- _Exercise goal_: Exactly retype the lines from the top of the data through the line containing "from matplotlib.lines import Line2D", leaving out every picture.
─── Supplied data
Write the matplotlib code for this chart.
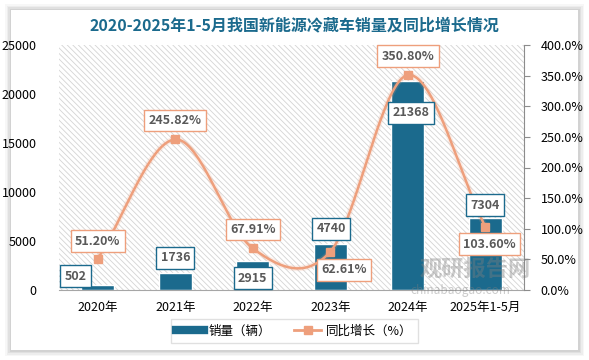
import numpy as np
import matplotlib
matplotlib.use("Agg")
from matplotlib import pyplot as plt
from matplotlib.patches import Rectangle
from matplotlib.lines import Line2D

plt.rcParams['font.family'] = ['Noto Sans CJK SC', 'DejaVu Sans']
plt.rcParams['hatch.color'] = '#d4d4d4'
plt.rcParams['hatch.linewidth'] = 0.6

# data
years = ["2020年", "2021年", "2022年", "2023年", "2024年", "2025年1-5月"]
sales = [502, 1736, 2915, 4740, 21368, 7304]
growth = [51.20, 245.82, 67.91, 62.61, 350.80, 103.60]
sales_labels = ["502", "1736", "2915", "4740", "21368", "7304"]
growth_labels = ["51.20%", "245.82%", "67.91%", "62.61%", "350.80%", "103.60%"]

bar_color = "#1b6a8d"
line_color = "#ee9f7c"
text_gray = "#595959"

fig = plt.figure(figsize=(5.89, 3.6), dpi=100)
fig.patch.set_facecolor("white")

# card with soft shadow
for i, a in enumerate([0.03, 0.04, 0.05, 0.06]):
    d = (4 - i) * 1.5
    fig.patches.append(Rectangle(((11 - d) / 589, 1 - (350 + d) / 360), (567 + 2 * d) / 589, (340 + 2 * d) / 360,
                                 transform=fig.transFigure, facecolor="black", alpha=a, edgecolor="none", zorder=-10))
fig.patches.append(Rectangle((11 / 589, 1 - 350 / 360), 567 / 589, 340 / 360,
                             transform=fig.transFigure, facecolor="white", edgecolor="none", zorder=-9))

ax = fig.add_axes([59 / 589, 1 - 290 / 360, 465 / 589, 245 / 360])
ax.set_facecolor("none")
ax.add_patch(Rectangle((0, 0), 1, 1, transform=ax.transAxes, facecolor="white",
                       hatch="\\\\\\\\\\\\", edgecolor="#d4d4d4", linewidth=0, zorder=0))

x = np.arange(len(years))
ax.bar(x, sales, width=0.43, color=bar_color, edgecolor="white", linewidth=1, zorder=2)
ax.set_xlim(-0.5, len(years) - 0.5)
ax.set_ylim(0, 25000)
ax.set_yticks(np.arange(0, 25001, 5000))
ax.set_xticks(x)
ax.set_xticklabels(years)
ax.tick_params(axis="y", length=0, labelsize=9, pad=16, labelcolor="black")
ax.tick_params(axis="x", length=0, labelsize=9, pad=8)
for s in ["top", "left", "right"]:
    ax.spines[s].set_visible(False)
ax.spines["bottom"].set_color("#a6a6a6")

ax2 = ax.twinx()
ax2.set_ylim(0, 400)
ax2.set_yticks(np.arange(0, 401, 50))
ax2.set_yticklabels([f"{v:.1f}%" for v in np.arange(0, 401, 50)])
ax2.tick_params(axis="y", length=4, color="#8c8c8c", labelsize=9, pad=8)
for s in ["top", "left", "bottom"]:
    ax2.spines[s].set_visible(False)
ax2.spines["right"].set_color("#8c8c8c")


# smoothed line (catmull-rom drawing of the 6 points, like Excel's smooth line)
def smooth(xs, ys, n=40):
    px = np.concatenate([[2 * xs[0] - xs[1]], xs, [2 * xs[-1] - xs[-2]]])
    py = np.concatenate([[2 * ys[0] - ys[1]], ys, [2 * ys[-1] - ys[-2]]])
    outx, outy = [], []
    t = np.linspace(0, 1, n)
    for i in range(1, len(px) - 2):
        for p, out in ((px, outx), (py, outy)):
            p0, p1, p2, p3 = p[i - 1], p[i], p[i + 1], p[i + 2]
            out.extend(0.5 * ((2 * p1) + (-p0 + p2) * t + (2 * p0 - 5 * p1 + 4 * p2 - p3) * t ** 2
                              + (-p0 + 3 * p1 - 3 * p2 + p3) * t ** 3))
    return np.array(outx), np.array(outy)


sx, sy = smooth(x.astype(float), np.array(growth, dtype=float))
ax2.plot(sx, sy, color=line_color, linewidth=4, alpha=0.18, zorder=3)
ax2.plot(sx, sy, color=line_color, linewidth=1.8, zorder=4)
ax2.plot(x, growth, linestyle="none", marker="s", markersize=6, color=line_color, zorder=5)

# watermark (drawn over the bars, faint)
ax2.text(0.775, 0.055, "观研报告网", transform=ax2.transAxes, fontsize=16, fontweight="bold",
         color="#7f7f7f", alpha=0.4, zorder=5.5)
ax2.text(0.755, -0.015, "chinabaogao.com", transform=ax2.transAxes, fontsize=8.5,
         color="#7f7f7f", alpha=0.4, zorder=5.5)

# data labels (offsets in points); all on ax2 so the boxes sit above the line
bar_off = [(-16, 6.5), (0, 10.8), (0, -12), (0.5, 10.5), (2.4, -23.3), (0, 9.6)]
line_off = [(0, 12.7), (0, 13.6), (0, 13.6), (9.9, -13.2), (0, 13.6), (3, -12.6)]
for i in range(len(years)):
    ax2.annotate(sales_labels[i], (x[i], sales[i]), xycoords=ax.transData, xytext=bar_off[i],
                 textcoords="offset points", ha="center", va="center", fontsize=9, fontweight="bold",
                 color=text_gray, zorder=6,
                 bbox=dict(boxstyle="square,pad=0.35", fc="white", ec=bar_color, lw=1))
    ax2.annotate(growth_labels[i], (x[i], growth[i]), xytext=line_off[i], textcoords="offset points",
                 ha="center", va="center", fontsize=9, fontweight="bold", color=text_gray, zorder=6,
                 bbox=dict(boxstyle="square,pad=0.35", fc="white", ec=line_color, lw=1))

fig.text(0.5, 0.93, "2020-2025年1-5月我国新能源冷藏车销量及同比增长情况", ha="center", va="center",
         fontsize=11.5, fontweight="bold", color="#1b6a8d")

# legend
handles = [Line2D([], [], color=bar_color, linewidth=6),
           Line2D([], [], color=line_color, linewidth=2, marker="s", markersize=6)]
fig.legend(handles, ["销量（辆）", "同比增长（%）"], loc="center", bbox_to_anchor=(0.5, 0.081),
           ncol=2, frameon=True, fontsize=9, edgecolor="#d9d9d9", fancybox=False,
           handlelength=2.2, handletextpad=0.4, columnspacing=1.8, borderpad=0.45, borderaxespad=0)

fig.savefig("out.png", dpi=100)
──────
- _Completed task_:
Write the matplotlib code for this chart.
import numpy as np
import matplotlib
matplotlib.use("Agg")
from matplotlib import pyplot as plt
from matplotlib.patches import Rectangle
from matplotlib.lines import Line2D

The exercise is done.